The COVID-19 global pandemic and the ensuing policies enacted by governments and central banks have caused and may continue to cause significant volatility and uncertainty in global financial markets. While the U.S. has resumed “reasonably” normal business activity, many countries continue to impose lockdown measures. Additionally, there is no guarantee that vaccines will be effective against emerging variants of the disease.
The value of the securities held by the trust may be subject to steep declines or increased volatility due to
changes in performance or perception of the issuers.
Although this unit investment trust terminates in approximately 15 months, the strategy is long-term.
Investors should consider their ability to pursue investing in successive portfolios, if available. There may be
tax consequences unless units are purchased in an IRA or other qualified plan.

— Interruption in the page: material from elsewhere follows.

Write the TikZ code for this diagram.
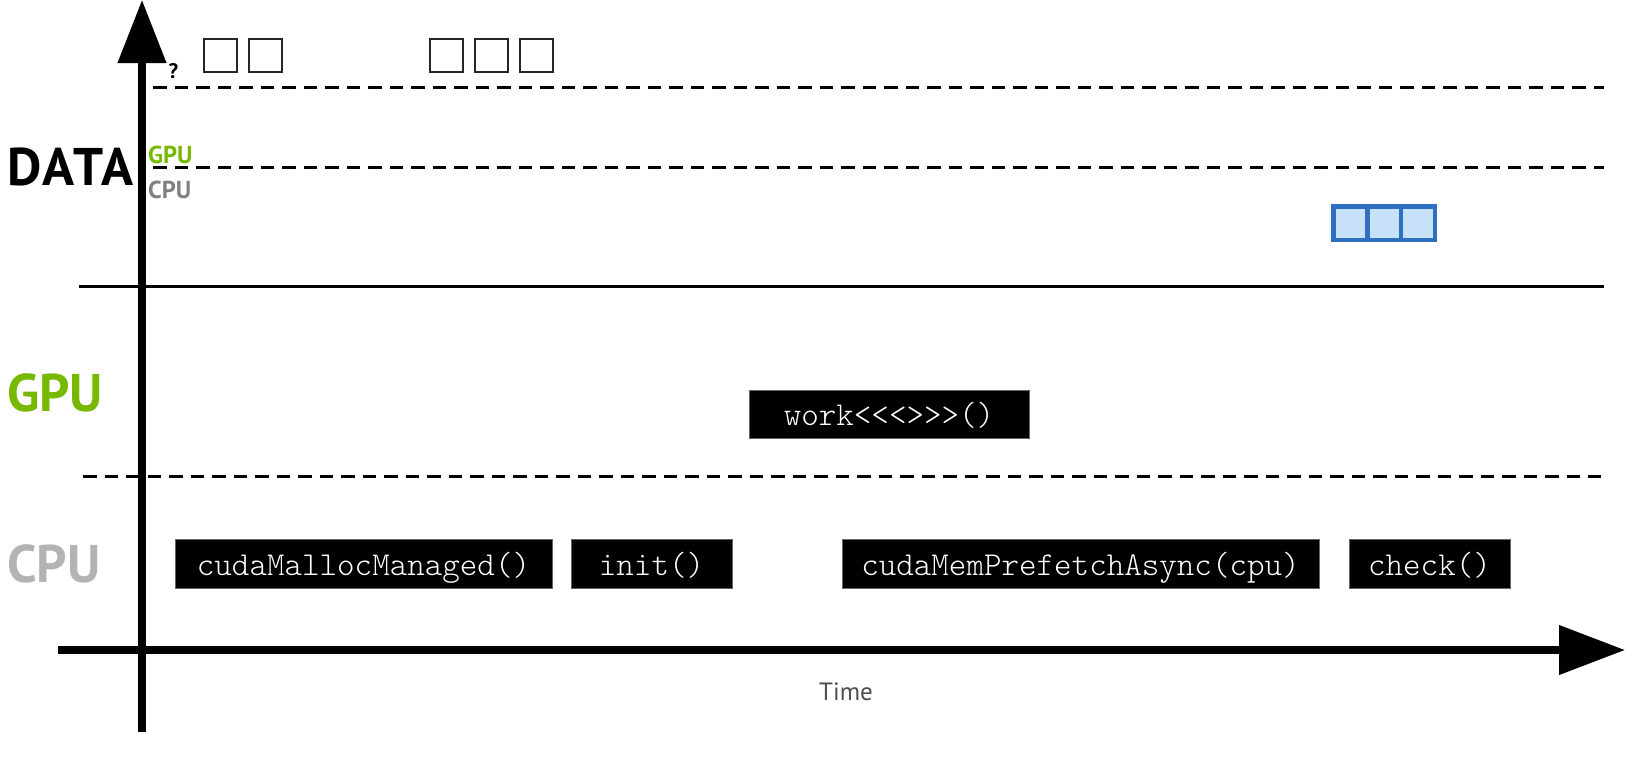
\documentclass[tikz,border=0pt]{standalone}
\usepackage{fontspec}
\setsansfont{PT Sans}
\setmonofont{Latin Modern Mono Light}
\usetikzlibrary{arrows.meta}
\definecolor{gpugreen}{RGB}{118,185,0}
\definecolor{cpugray}{RGB}{179,179,179}
\definecolor{cpusmall}{RGB}{128,128,128}
\definecolor{timegray}{RGB}{77,77,77}
\definecolor{bstroke}{RGB}{46,111,191}
\definecolor{bfill}{RGB}{199,225,248}
\begin{document}
\begin{tikzpicture}[x=1pt,y=-1pt,
  axisline/.style={line width=7.5pt},
  sepline/.style={line width=3pt, dash pattern=on 13.5pt off 8pt},
  callbox/.style={fill=black, draw=black!60, line width=0.8pt, text=white, minimum height=49pt, inner sep=0pt,
    text depth=0pt, font=\ttfamily\fontsize{33.4}{35}\selectfont},
  cell/.style={draw=black!85, line width=2pt, minimum size=33pt, inner sep=0pt},
  bcell/.style={draw=bstroke, fill=bfill, line width=4.5pt, minimum width=33.8pt, minimum height=33.5pt, inner sep=0pt},
  biglab/.style={inner sep=0pt, anchor=base west, font=\sffamily\bfseries\fontsize{53}{56}\selectfont},
  smalllab/.style={inner sep=0pt, anchor=base west, font=\sffamily\bfseries\fontsize{24.5}{26}\selectfont}
]
\useasboundingbox (0,0) rectangle (1652,764);

% separator lines
\coordinate (d1s) at (153,87.5);  \coordinate (d1e) at (1604,87.5);
\coordinate (d2s) at (153,167.5); \coordinate (d2e) at (1604,167.5);
\coordinate (ss)  at (79,286.6);  \coordinate (se)  at (1604,286.6);
\coordinate (d3s) at (83,476);    \coordinate (d3e) at (1601,476);
\draw[sepline] (d1s) -- (d1e);
\draw[sepline] (d2s) -- (d2e);
\draw[line width=2.5pt] (ss) -- (se);
\draw[sepline] (d3s) -- (d3e);

% axes
\coordinate (ybot) at (142,732);
\coordinate (ytop) at (142,0);
\coordinate (xl) at (58,650);
\coordinate (xr) at (1625,650);
\draw[axisline, -{Triangle[length=63pt,width=47pt]}] (ybot) -- (ytop);
\draw[axisline, -{Triangle[length=66pt,width=48pt]}] (xl) -- (xr);

% labels
\node[biglab] (data) at (7,185) {\addfontfeature{LetterSpace=5}DATA};
\node[biglab, text=gpugreen] (gpu) at (7,411) {GPU};
\node[biglab, text=cpugray] (cpu) at (7,582) {CPU};
\node[smalllab, text=gpugreen] (sgpu) at (148,163.5) {GPU};
\node[smalllab, text=cpusmall] (scpu) at (148,198) {CPU};
\node[inner sep=0pt, anchor=base, font=\sffamily\bfseries\fontsize{21}{22}\selectfont] (q) at (173.5,78) {?};
\node[inner sep=0pt, anchor=base, text=timegray, font=\sffamily\fontsize{25}{27}\selectfont] (time) at (846,700) {Time};

% top empty cells
\node[cell] (t1) at (220,55) {};
\node[cell] (t2) at (265.5,55) {};
\node[cell] (t3) at (446.5,55) {};
\node[cell] (t4) at (491.5,55) {};
\node[cell] (t5) at (536.5,55) {};

% blue cells (shared borders)
\node[bcell] (b1) at (1350.4,223) {};
\node[bcell] (b2) at (1384.2,223) {};
\node[bcell] (b3) at (1418,223) {};

% call boxes
\node[callbox, minimum width=280pt, minimum height=48pt] (work) at (889,414) {work<<<>>>()};
\node[callbox, minimum width=377pt] (malloc) at (363.5,564) {cudaMallocManaged()};
\node[callbox, minimum width=161pt] (init) at (651.5,564) {init()};
\node[callbox, minimum width=477pt] (prefetch) at (1080.5,564) {cudaMemPrefetchAsync(cpu)};
\node[callbox, minimum width=161pt] (check) at (1429.5,564) {check()};
\end{tikzpicture}
\end{document}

The S&P 500 Dividend Aristocrats Index is a product of S&P Dow Jones Indices LLC or its affiliates ("SPDJI") and has been licensed for use by First Trust Portfolios L.P. Standard & Poor's® and S&P® are registered trademarks of
Standard & Poor's Financial Services LLC ("S&P"); Dow Jones® is a registered trademark of Dow Jones Trademark Holdings LLC ("Dow Jones"); and these trademarks have been licensed for use by SPDJI and sublicensed for
certain purposes by First Trust Portfolios L.P. The Target Dividend Triple Play Portfolio, which contains the S&P Dividend Aristocrats Target 25 Strategy, is not sponsored, endorsed, sold or promoted by SPDJI, Dow Jones, S&P,
their respective affiliates, and none of such parties make any representation regarding the advisability of investing in such product nor do they have any liability for any errors, omissions, or interruptions of the S&P 500
Dividend Aristocrats Index.
“Value Line”, “The Value Line Investment Survey”, “Timeliness,” and “Safety” are trademarks or registered trademarks of Value Line, Inc. (“Value Line”) and have been licensed for use for certain purposes by First Trust Portfolios
L.P. The Target Dividend Triple Play Portfolio, which contains The Value Line® Target Safety 30 Strategy, is not sponsored, endorsed, recommended, sold or promoted by Value Line and Value Line makes no representation
regarding the advisability of investing in products utilizing such strategy. First Trust Portfolios L.P. is not affiliated with any Value Line company.